**TASK TO CARRY OUT**
From the entries below, list each line with "this".

**EXTRACTED RECORDS**
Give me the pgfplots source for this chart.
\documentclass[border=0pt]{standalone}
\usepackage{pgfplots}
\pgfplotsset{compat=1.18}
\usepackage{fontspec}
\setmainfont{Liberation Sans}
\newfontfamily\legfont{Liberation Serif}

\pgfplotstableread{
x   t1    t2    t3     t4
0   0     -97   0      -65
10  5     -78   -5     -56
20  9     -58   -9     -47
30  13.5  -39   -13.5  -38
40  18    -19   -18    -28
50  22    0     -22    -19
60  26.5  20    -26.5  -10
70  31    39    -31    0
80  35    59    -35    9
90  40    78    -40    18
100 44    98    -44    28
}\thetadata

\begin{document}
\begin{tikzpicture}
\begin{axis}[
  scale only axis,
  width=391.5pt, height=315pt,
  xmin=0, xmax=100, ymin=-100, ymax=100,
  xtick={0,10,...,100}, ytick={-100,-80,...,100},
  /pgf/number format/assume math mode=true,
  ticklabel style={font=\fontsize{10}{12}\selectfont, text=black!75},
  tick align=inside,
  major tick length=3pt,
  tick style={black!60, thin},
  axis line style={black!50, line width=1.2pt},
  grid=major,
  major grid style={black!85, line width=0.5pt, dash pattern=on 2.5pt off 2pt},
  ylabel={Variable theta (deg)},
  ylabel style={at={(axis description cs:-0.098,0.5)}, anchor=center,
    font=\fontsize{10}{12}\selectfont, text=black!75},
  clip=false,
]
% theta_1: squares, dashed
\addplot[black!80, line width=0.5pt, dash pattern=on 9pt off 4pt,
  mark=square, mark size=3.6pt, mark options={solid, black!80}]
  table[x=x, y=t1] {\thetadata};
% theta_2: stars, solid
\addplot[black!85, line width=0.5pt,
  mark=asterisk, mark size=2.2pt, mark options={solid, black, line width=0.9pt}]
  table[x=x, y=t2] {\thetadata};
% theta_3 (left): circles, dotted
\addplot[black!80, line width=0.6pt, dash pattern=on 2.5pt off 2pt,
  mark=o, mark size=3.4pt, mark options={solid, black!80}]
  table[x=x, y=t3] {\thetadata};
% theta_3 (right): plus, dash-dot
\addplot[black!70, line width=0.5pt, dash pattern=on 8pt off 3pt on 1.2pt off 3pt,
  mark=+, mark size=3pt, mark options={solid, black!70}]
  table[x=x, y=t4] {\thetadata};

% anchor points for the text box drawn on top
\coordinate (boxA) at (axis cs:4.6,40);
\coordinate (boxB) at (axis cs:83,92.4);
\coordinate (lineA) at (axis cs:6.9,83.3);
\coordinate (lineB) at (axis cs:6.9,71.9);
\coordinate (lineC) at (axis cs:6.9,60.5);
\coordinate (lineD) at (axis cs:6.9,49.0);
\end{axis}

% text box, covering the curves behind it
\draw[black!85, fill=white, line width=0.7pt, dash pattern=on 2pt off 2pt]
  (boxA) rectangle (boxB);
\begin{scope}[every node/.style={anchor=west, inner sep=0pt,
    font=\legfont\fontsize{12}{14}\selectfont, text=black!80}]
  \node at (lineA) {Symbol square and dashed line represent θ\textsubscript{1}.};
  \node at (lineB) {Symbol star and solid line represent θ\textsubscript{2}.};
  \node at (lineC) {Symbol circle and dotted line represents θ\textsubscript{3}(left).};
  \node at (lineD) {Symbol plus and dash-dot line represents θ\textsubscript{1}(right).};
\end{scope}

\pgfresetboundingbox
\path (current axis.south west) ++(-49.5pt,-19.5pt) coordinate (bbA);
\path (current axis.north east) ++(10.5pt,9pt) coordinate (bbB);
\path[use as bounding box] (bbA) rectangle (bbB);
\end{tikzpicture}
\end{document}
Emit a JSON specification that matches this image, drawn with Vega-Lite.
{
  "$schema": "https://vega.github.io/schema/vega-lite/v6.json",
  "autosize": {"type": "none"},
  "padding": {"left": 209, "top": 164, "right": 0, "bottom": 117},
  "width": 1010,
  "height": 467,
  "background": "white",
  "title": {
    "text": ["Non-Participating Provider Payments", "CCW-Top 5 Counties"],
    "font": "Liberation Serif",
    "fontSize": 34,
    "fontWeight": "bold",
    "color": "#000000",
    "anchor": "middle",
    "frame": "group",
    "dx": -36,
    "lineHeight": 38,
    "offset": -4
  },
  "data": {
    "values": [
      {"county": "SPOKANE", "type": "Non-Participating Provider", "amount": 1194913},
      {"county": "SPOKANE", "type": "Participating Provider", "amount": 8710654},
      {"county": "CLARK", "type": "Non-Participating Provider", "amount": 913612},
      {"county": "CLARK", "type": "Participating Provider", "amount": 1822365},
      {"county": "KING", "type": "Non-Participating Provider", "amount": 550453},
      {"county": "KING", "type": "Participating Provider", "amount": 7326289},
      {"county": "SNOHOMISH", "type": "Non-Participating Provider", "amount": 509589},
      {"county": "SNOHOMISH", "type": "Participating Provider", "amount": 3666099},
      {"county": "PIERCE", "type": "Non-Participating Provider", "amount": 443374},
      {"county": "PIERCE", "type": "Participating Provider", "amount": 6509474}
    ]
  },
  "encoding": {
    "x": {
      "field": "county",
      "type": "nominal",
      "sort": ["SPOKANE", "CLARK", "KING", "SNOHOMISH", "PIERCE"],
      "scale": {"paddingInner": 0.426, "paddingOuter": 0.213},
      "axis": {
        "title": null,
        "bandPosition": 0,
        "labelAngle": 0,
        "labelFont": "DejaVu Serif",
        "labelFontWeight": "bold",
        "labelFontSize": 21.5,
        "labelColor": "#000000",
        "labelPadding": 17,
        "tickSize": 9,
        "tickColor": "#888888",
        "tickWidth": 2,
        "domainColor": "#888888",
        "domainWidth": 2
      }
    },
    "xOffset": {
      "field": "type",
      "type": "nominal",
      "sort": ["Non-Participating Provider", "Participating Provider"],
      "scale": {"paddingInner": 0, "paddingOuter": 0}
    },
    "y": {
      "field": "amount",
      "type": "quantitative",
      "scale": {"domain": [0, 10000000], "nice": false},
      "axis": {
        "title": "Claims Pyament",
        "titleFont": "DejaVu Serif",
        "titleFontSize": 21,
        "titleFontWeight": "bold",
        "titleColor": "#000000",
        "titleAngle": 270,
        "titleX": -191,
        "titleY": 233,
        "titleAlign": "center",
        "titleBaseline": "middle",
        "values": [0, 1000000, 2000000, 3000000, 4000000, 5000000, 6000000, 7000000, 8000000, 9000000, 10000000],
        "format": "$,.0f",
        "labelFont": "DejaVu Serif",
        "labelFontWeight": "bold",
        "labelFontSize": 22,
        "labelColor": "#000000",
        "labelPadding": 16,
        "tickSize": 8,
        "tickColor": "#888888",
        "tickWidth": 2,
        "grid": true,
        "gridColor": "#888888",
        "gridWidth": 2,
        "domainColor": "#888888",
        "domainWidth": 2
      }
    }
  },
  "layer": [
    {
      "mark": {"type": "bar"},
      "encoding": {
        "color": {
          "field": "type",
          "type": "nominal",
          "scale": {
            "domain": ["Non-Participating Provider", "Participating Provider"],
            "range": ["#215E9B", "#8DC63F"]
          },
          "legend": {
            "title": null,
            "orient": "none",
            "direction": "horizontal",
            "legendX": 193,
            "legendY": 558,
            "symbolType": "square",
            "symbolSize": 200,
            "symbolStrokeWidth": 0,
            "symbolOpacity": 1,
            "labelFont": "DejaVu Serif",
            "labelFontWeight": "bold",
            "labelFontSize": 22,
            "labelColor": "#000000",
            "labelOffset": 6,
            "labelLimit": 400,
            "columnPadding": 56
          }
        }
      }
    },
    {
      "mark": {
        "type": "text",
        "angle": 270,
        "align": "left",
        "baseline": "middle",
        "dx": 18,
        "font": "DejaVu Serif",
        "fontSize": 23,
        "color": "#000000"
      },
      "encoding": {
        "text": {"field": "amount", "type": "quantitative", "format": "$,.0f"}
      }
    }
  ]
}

**EXERCISE OUTPUT**
Give me the pgfplots source for this chart.
Emit a JSON specification that matches this image, drawn with Vega-Lite.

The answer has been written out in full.